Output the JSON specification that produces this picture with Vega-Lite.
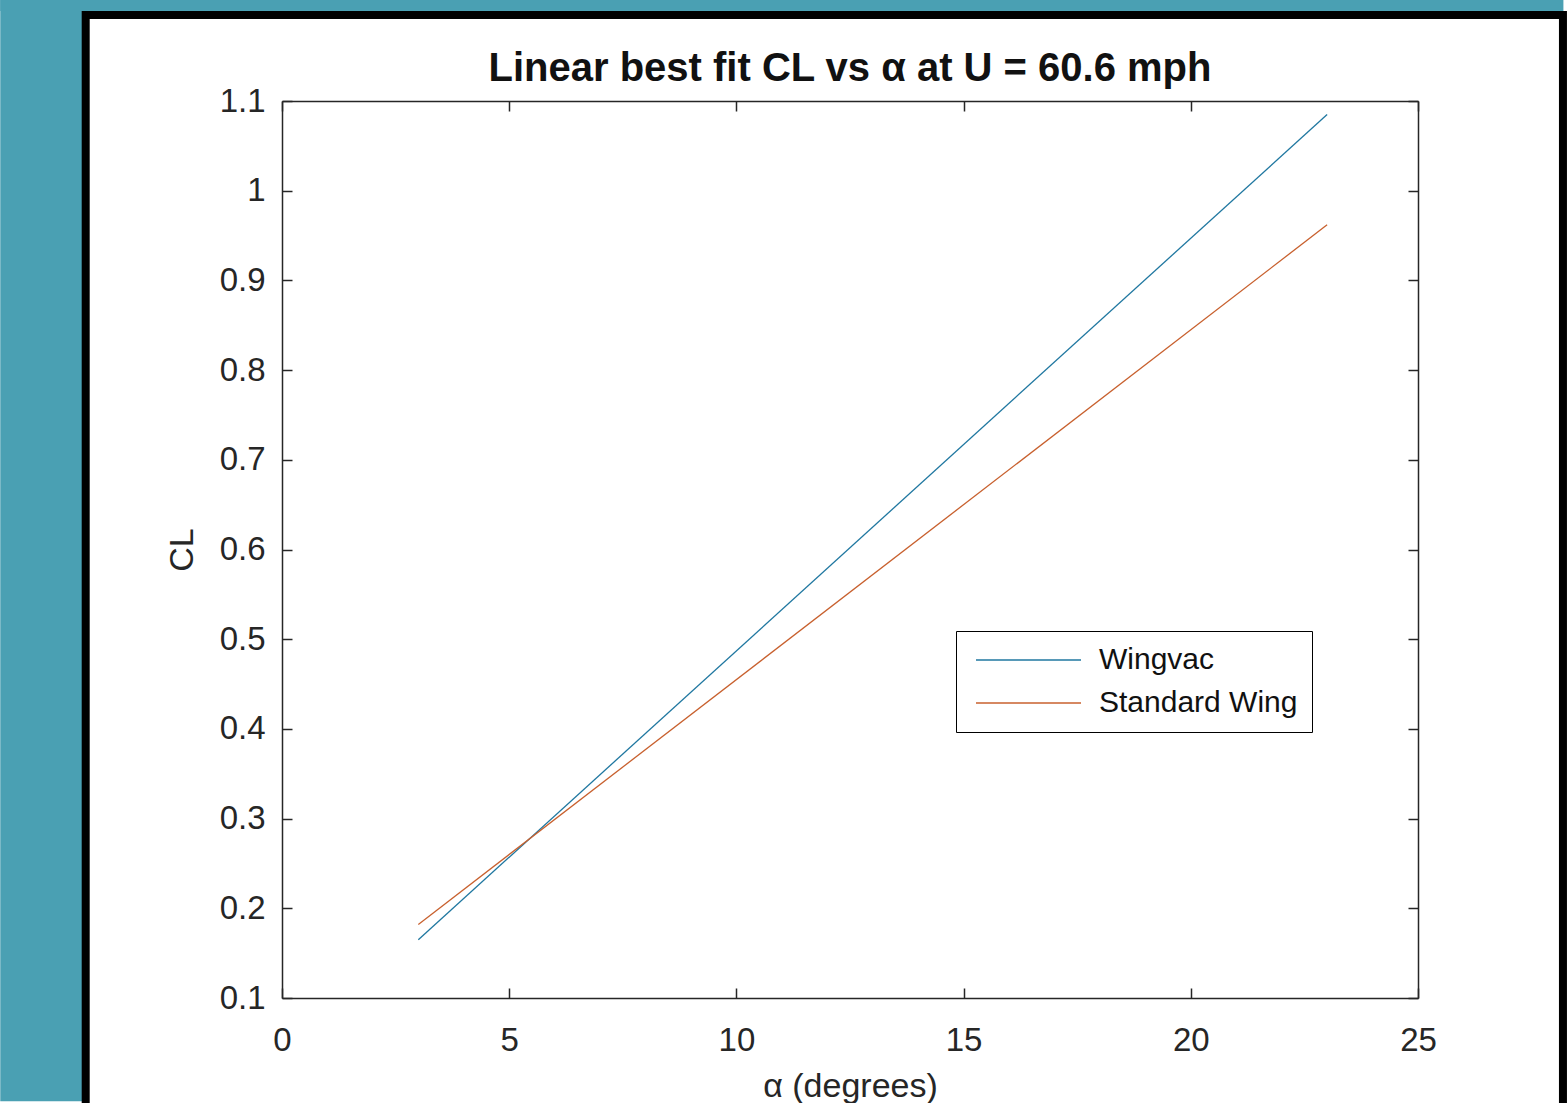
{
  "$schema": "https://vega.github.io/schema/vega-lite/v6.json",
  "autosize": {"type": "none"},
  "width": 1136,
  "height": 897,
  "padding": {"left": 282, "top": 101, "right": 149, "bottom": 105},
  "background": "#ffffff",
  "title": {
    "text": "Linear best fit CL vs α at U = 60.6 mph",
    "font": "Liberation Sans",
    "fontSize": 40,
    "fontWeight": "bold",
    "color": "#111111",
    "offset": -89
  },
  "config": {
    "view": {"stroke": null},
    "axis": {
      "domainColor": "#262626",
      "domainWidth": 1.5,
      "tickColor": "#262626",
      "tickWidth": 1.5,
      "grid": false,
      "labelFlush": false,
      "labelFont": "Liberation Sans",
      "labelFontSize": 33,
      "labelColor": "#262626",
      "titleFont": "Liberation Sans",
      "titleFontSize": 34,
      "titleFontWeight": "normal",
      "titleColor": "#262626"
    }
  },
  "layer": [
    {
      "data": {"values": [{}]},
      "mark": {"type": "rect", "fill": "#4aa0b3", "clip": false},
      "encoding": {
        "x": {"datum": -6.2, "type": "quantitative", "axis": null, "scale": {"domain": [0, 25], "nice": false, "zero": false}},
        "x2": {"datum": -4.4},
        "y": {"datum": 1.2126, "type": "quantitative", "axis": null, "scale": {"domain": [0.1, 1.1], "nice": false, "zero": false}},
        "y2": {"datum": -0.015}
      }
    },
    {
      "data": {"values": [{}]},
      "mark": {"type": "rect", "fill": "#4aa0b3", "clip": false},
      "encoding": {
        "x": {"datum": -6.2, "type": "quantitative", "axis": null},
        "x2": {"datum": 28.2},
        "y": {"datum": 1.2126, "type": "quantitative", "axis": null},
        "y2": {"datum": 1.2003}
      }
    },
    {
      "data": {"values": [{}]},
      "mark": {"type": "rect", "fill": null, "stroke": "#000000", "strokeWidth": 8, "clip": false},
      "encoding": {
        "x": {"datum": -4.32, "type": "quantitative", "axis": null},
        "x2": {"datum": 28.19},
        "y": {"datum": 1.1959, "type": "quantitative", "axis": null},
        "y2": {"datum": -0.03}
      }
    },
    {
      "data": {
        "values": [
          {"alpha": 3, "CL": 0.165, "series": "Wingvac"},
          {"alpha": 23, "CL": 1.085, "series": "Wingvac"},
          {"alpha": 3, "CL": 0.182, "series": "Standard Wing"},
          {"alpha": 23, "CL": 0.962, "series": "Standard Wing"}
        ]
      },
      "mark": {"type": "line", "strokeWidth": 1.3},
      "encoding": {
        "x": {
          "field": "alpha", "type": "quantitative",
          "scale": {"domain": [0, 25], "nice": false, "zero": false},
          "axis": {"orient": "bottom", "title": "α (degrees)", "values": [0, 5, 10, 15, 20, 25], "format": "~g", "tickSize": -10, "labelPadding": 36, "titlePadding": 12}
        },
        "y": {
          "field": "CL", "type": "quantitative",
          "scale": {"domain": [0.1, 1.1], "nice": false, "zero": false},
          "axis": {"orient": "left", "title": "CL", "values": [0.1, 0.2, 0.3, 0.4, 0.5, 0.6, 0.7, 0.8, 0.9, 1, 1.1], "format": "~g", "tickSize": -10, "labelPadding": 27, "titlePadding": 20}
        },
        "color": {
          "field": "series", "type": "nominal",
          "scale": {"domain": ["Wingvac", "Standard Wing"], "range": ["#1f77a0", "#c8602e"]},
          "legend": {
            "title": null,
            "orient": "none",
            "legendX": 674,
            "legendY": 530,
            "fillColor": "#ffffff",
            "strokeColor": "#000000",
            "padding": 14,
            "symbolType": "stroke",
            "symbolSize": 11025,
            "symbolOffset": 5,
            "symbolStrokeWidth": 1.5,
            "clipHeight": 30,
            "rowPadding": 13,
            "labelFont": "Liberation Sans",
            "labelFontSize": 30,
            "labelColor": "#111111",
            "labelOffset": 17,
            "labelLimit": 500
          }
        }
      }
    },
    {
      "data": {"values": [{}]},
      "mark": {"type": "rule", "opacity": 0},
      "encoding": {
        "x": {"datum": 0, "type": "quantitative", "axis": {"orient": "top", "title": null, "labels": false, "values": [0, 5, 10, 15, 20, 25], "tickSize": -10}},
        "y": {"datum": 0.1, "type": "quantitative", "axis": {"orient": "right", "title": null, "labels": false, "values": [0.1, 0.2, 0.3, 0.4, 0.5, 0.6, 0.7, 0.8, 0.9, 1, 1.1], "tickSize": -10}}
      }
    }
  ],
  "resolve": {"axis": {"x": "independent", "y": "independent"}}
}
########################################
Copy out each line word for word, please, skipping the images.

Answer to this problem
Output the JSON specification that produces this picture with Vega-Lite.
{
  "$schema": "https://vega.github.io/schema/vega-lite/v6.json",
  "autosize": {"type": "none"},
  "width": 1136,
  "height": 897,
  "padding": {"left": 282, "top": 101, "right": 149, "bottom": 105},
  "background": "#ffffff",
  "title": {
    "text": "Linear best fit CL vs α at U = 60.6 mph",
    "font": "Liberation Sans",
    "fontSize": 40,
    "fontWeight": "bold",
    "color": "#111111",
    "offset": -89
  },
  "config": {
    "view": {"stroke": null},
    "axis": {
      "domainColor": "#262626",
      "domainWidth": 1.5,
      "tickColor": "#262626",
      "tickWidth": 1.5,
      "grid": false,
      "labelFlush": false,
      "labelFont": "Liberation Sans",
      "labelFontSize": 33,
      "labelColor": "#262626",
      "titleFont": "Liberation Sans",
      "titleFontSize": 34,
      "titleFontWeight": "normal",
      "titleColor": "#262626"
    }
  },
  "layer": [
    {
      "data": {"values": [{}]},
      "mark": {"type": "rect", "fill": "#4aa0b3", "clip": false},
      "encoding": {
        "x": {"datum": -6.2, "type": "quantitative", "axis": null, "scale": {"domain": [0, 25], "nice": false, "zero": false}},
        "x2": {"datum": -4.4},
        "y": {"datum": 1.2126, "type": "quantitative", "axis": null, "scale": {"domain": [0.1, 1.1], "nice": false, "zero": false}},
        "y2": {"datum": -0.015}
      }
    },
    {
      "data": {"values": [{}]},
      "mark": {"type": "rect", "fill": "#4aa0b3", "clip": false},
      "encoding": {
        "x": {"datum": -6.2, "type": "quantitative", "axis": null},
        "x2": {"datum": 28.2},
        "y": {"datum": 1.2126, "type": "quantitative", "axis": null},
        "y2": {"datum": 1.2003}
      }
    },
    {
      "data": {"values": [{}]},
      "mark": {"type": "rect", "fill": null, "stroke": "#000000", "strokeWidth": 8, "clip": false},
      "encoding": {
        "x": {"datum": -4.32, "type": "quantitative", "axis": null},
        "x2": {"datum": 28.19},
        "y": {"datum": 1.1959, "type": "quantitative", "axis": null},
        "y2": {"datum": -0.03}
      }
    },
    {
      "data": {
        "values": [
          {"alpha": 3, "CL": 0.165, "series": "Wingvac"},
          {"alpha": 23, "CL": 1.085, "series": "Wingvac"},
          {"alpha": 3, "CL": 0.182, "series": "Standard Wing"},
          {"alpha": 23, "CL": 0.962, "series": "Standard Wing"}
        ]
      },
      "mark": {"type": "line", "strokeWidth": 1.3},
      "encoding": {
        "x": {
          "field": "alpha", "type": "quantitative",
          "scale": {"domain": [0, 25], "nice": false, "zero": false},
          "axis": {"orient": "bottom", "title": "α (degrees)", "values": [0, 5, 10, 15, 20, 25], "format": "~g", "tickSize": -10, "labelPadding": 36, "titlePadding": 12}
        },
        "y": {
          "field": "CL", "type": "quantitative",
          "scale": {"domain": [0.1, 1.1], "nice": false, "zero": false},
          "axis": {"orient": "left", "title": "CL", "values": [0.1, 0.2, 0.3, 0.4, 0.5, 0.6, 0.7, 0.8, 0.9, 1, 1.1], "format": "~g", "tickSize": -10, "labelPadding": 27, "titlePadding": 20}
        },
        "color": {
          "field": "series", "type": "nominal",
          "scale": {"domain": ["Wingvac", "Standard Wing"], "range": ["#1f77a0", "#c8602e"]},
          "legend": {
            "title": null,
            "orient": "none",
            "legendX": 674,
            "legendY": 530,
            "fillColor": "#ffffff",
            "strokeColor": "#000000",
            "padding": 14,
            "symbolType": "stroke",
            "symbolSize": 11025,
            "symbolOffset": 5,
            "symbolStrokeWidth": 1.5,
            "clipHeight": 30,
            "rowPadding": 13,
            "labelFont": "Liberation Sans",
            "labelFontSize": 30,
            "labelColor": "#111111",
            "labelOffset": 17,
            "labelLimit": 500
          }
        }
      }
    },
    {
      "data": {"values": [{}]},
      "mark": {"type": "rule", "opacity": 0},
      "encoding": {
        "x": {"datum": 0, "type": "quantitative", "axis": {"orient": "top", "title": null, "labels": false, "values": [0, 5, 10, 15, 20, 25], "tickSize": -10}},
        "y": {"datum": 0.1, "type": "quantitative", "axis": {"orient": "right", "title": null, "labels": false, "values": [0.1, 0.2, 0.3, 0.4, 0.5, 0.6, 0.7, 0.8, 0.9, 1, 1.1], "tickSize": -10}}
      }
    }
  ],
  "resolve": {"axis": {"x": "independent", "y": "independent"}}
}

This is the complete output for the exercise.